So, you cannot even establish a connection if you spoof your IP - let alone send a malicious packet.

In any case, a good firewall should block packets claiming to have originated from 127.0.0.1

----------

## devon

 *zhenlin wrote:*   

> So, you cannot even establish a connection if you spoof your IP - let alone send a malicious packet.

 

While a TCP connection would fail (assuming you cannot intercept the SYN/ACK somehow), I don't think a UDP connection would have that problem. If I am wrong, please let me know. This is all conjecture as I don't actively try to attack hosts.  :Wink: 

----------

## viperlin

i've been thinking about this alot since the SoBig virus came out (fakes the e-mail address and sending IP and everything in the headers)

i was wondering how it does it really. 

I know how it can fake most info but how does it fake the "Received:" bit?

i assumed it was some form of IP spoof by entering your network card into promiscuous mode and changing the source address (like nmap does with the -S flag)

i've been trying it for fun but still no luck, i've been using my own smtp server and sending them to my other e-mail account and looking at the headers.

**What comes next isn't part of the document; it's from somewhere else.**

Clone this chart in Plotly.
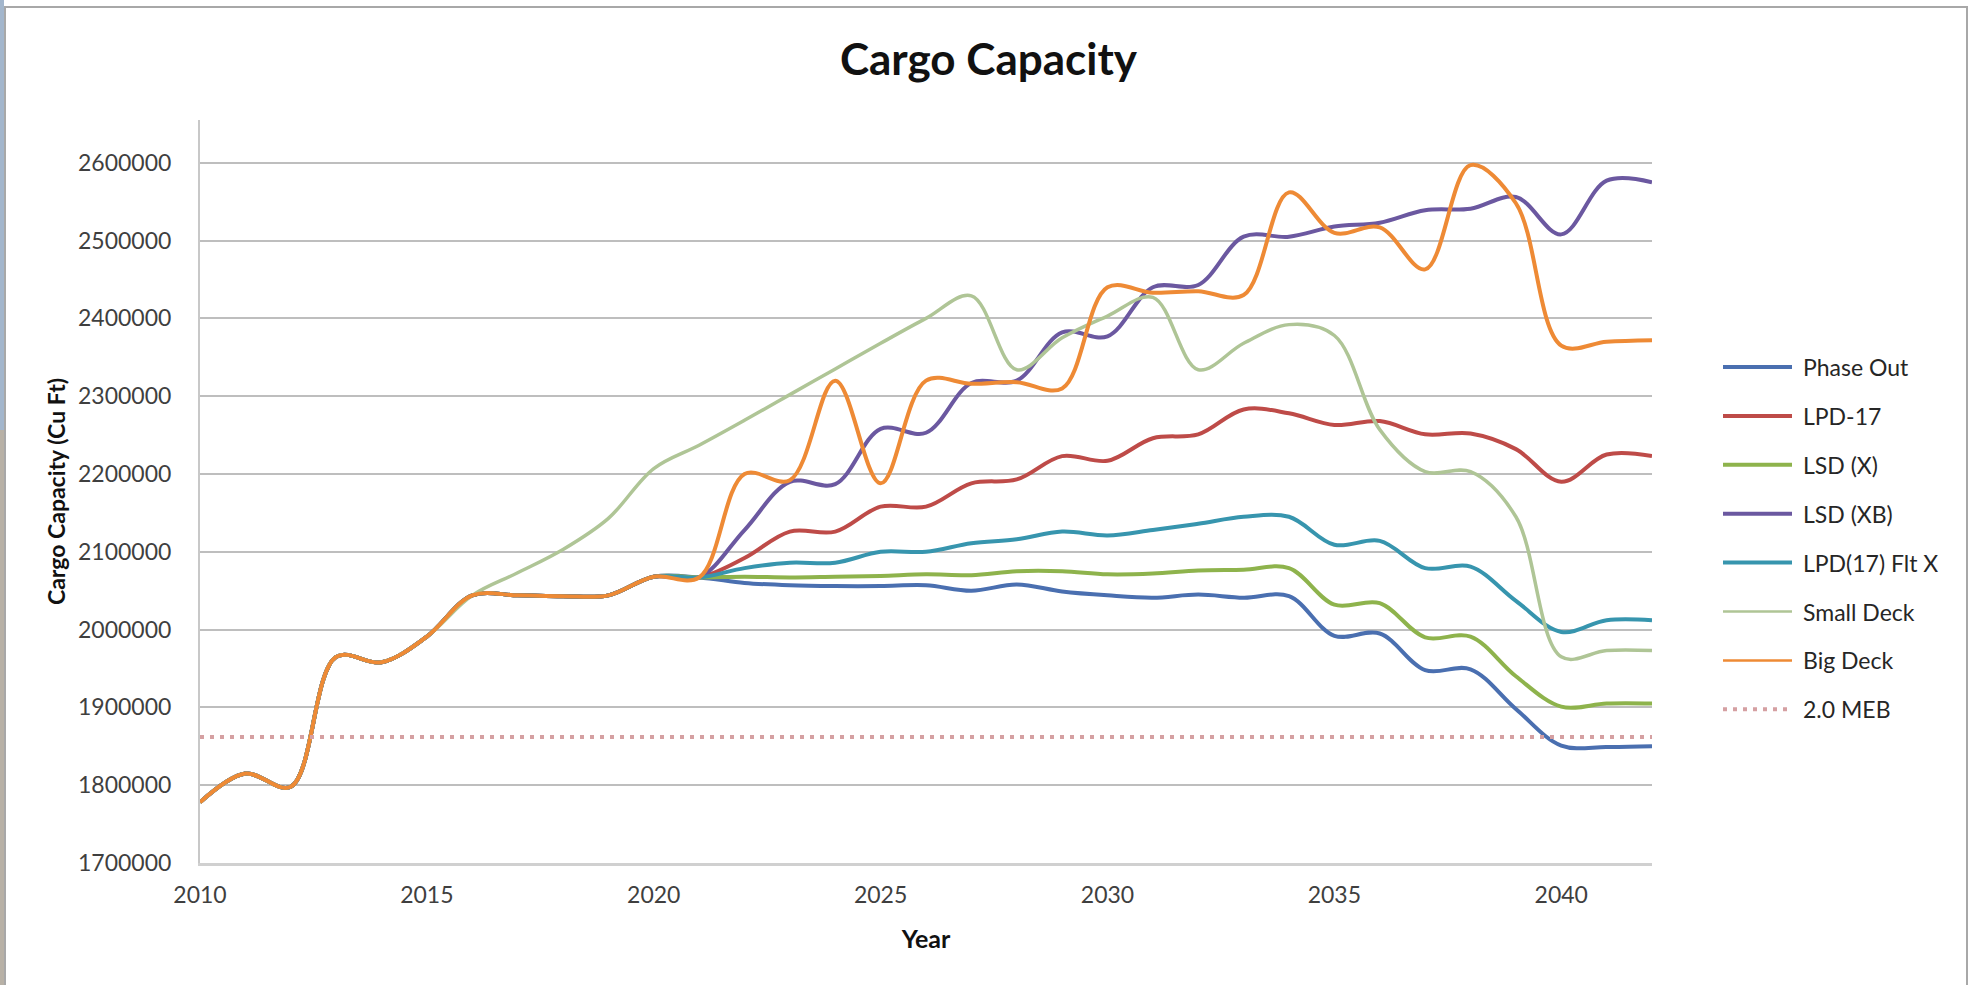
import plotly.graph_objects as go

# ---------------------------------------------------------------- data
years = list(range(2010, 2043))

# 2010-2016: identical for every alternative
history = [1778000, 1815000, 1798000, 1965000, 1958000, 1991000, 2044000]

# 2017-2021: shared by every alternative except Small Deck
baseline_2017_2021 = [2044000, 2043000, 2044000, 2068000, 2067000]

# 2022-2042 projections
phase_out = [2060000, 2057000, 2056000, 2056000, 2057000, 2050000, 2058000,
             2049000, 2044000, 2041000, 2045000, 2041000, 2043000, 1992000,
             1995000, 1948000, 1949000, 1898000, 1851000, 1849000, 1850000]
lpd_17 = [2092000, 2126000, 2126000, 2158000, 2158000, 2188000, 2193000,
          2223000, 2217000, 2246000, 2251000, 2283000, 2278000, 2263000,
          2268000, 2251000, 2252000, 2232000, 2190000, 2225000, 2223000]
lsd_x = [2068000, 2067000, 2068000, 2069000, 2071000, 2070000, 2075000,
         2075000, 2071000, 2072000, 2076000, 2077000, 2079000, 2032000,
         2034000, 1990000, 1991000, 1940000, 1901000, 1905000, 1905000]
lsd_xb = [2128000, 2190000, 2187000, 2258000, 2253000, 2317000, 2320000,
          2382000, 2377000, 2440000, 2443000, 2505000, 2505000, 2518000,
          2523000, 2539000, 2541000, 2556000, 2508000, 2577000, 2575000]
lpd17_flt_x = [2079000, 2086000, 2086000, 2100000, 2100000, 2111000, 2116000,
               2126000, 2121000, 2128000, 2136000, 2145000, 2145000, 2109000,
               2114000, 2079000, 2081000, 2037000, 1997000, 2012000, 2012000]
big_deck = [2200000, 2192000, 2320000, 2188000, 2320000, 2316000, 2318000,
            2310000, 2440000, 2433000, 2435000, 2430000, 2562000, 2510000,
            2517000, 2463000, 2597000, 2548000, 2365000, 2370000, 2372000]

# Small Deck departs from the baseline after 2016 (2017-2042)
small_deck = [2073000, 2103000, 2143000, 2207000, 2237000, 2269000, 2302000,
              2335000, 2368000, 2400000, 2429000, 2334000, 2375000, 2403000,
              2427000, 2334000, 2368000, 2392000, 2378000, 2257000, 2203000,
              2203000, 2145000, 1965000, 1973000, 1973000]

meb_level = 1862000  # 2.0 MEB requirement

series_names = ["Phase Out", "LPD-17", "LSD (X)", "LSD (XB)",
                "LPD(17) Flt X", "Small Deck", "Big Deck"]
series_values = [
    history + baseline_2017_2021 + phase_out,
    history + baseline_2017_2021 + lpd_17,
    history + baseline_2017_2021 + lsd_x,
    history + baseline_2017_2021 + lsd_xb,
    history + baseline_2017_2021 + lpd17_flt_x,
    history + small_deck,
    history + baseline_2017_2021 + big_deck,
]
meb_name = "2.0 MEB"

# ---------------------------------------------------------------- style
colors = ["#4A6FB0", "#BE4B48", "#8EB34C", "#6B58A0",
          "#3795AE", "#AFC596", "#EE8A35"]
line_widths = [4, 4, 4, 4, 4, 3.5, 4]
legend_widths = [4, 4, 4, 4, 4, 2.5, 2.5]
meb_color = "#D5A0A2"
meb_dash = "4px,6px"

FONT = "Lato"
W, H = 1977, 985
ML, MR, MT, MB = 200, 325, 120, 122
PW, PH = W - ML - MR, H - MT - MB


def paper_x(px):
    return (px - ML) / PW


def paper_y(py):
    return (H - MB - py) / PH


fig = go.Figure()

for name, vals, col, lw in zip(series_names, series_values, colors, line_widths):
    fig.add_trace(go.Scatter(
        x=years, y=vals, name=name, mode="lines",
        line=dict(color=col, width=lw, shape="spline", smoothing=1.0),
        showlegend=False,
    ))

fig.add_trace(go.Scatter(
    x=years, y=[meb_level] * len(years), name=meb_name, mode="lines",
    line=dict(color=meb_color, width=4, dash=meb_dash),
    showlegend=False,
))

# ---------------------------------------------------------------- legend
shapes = []
annotations = []
leg_x0, leg_x1, leg_text_x = 1723, 1792, 1801
leg_top, leg_step = 367, 48.9
legend_entries = list(zip(series_names, colors, legend_widths, [None] * 7))
legend_entries.append((meb_name, meb_color, 4, meb_dash))
for i, (name, col, lw, dash) in enumerate(legend_entries):
    yy = paper_y(leg_top + i * leg_step)
    line = dict(color=col, width=lw)
    if dash:
        line["dash"] = dash
    shapes.append(dict(type="line", xref="paper", yref="paper",
                       x0=paper_x(leg_x0), x1=paper_x(leg_x1), y0=yy, y1=yy,
                       line=line))
    annotations.append(dict(text=name, xref="paper", yref="paper",
                            x=paper_x(leg_text_x), y=yy, xanchor="left",
                            yanchor="middle", showarrow=False,
                            font=dict(family=FONT, size=23, color="#262626")))

# chart frame and the slide edge visible at the far left
shapes.append(dict(type="rect", xref="paper", yref="paper", layer="below",
                   x0=paper_x(0), x1=paper_x(4), y0=paper_y(430), y1=paper_y(0),
                   fillcolor="#A3B6CC", line=dict(width=0)))
shapes.append(dict(type="rect", xref="paper", yref="paper", layer="below",
                   x0=paper_x(0), x1=paper_x(4), y0=paper_y(H), y1=paper_y(430),
                   fillcolor="#B8B1A6", line=dict(width=0)))
shapes.append(dict(type="rect", xref="paper", yref="paper", layer="below",
                   x0=paper_x(5), x1=paper_x(1967), y0=paper_y(H + 10), y1=paper_y(7),
                   fillcolor="rgba(0,0,0,0)", line=dict(color="#A8A8A8", width=2)))

fig.update_layout(
    width=W, height=H, autosize=False,
    margin=dict(l=ML, r=MR, t=MT, b=MB),
    paper_bgcolor="white", plot_bgcolor="white",
    font=dict(family=FONT, color="#404040"),
    title=dict(text="Cargo Capacity", x=0.5, xref="container", xanchor="center",
               y=1 - 60 / H, yref="container", yanchor="middle",
               font=dict(family=FONT, size=44, color="#111111", weight="bold")),
    xaxis=dict(range=[2010, 2042], tick0=2010, dtick=5, showgrid=False,
               zeroline=False, showline=True, linecolor="#D0D0D0", linewidth=3,
               ticks="", ticklabelstandoff=9,
               tickfont=dict(family=FONT, size=23, color="#3F3F3F"),
               title=dict(text="Year", standoff=24,
                          font=dict(family=FONT, size=25, color="#111111",
                                    weight="bold"))),
    yaxis=dict(range=[1700000, 2655000], tick0=1700000, dtick=100000,
               tickformat="d", showgrid=True, gridcolor="#BEBEBE", gridwidth=2,
               zeroline=False, showline=True, linecolor="#C8C8C8", linewidth=2,
               ticks="", ticklabelstandoff=22,
               tickfont=dict(family=FONT, size=23, color="#3F3F3F"),
               title=dict(text="Cargo Capacity (Cu Ft)", standoff=6,
                          font=dict(family=FONT, size=23, color="#111111",
                                    weight="bold"))),
    shapes=shapes,
    annotations=annotations,
    showlegend=False,
)

fig.write_html("out.html")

i can't figure out how i put my network card into Promiscuous mode and specify the source IP (it's done with ifconfig i think, it has the option) but cannot find the method or command to do it.

don't supose anyones played with this.

----------

## SpinDizzy

AFAIK sobig doesn't fake the sending IP headers, just the senders address. You can inject fake received headers, but they are usually easily spotted by eyeball...

----------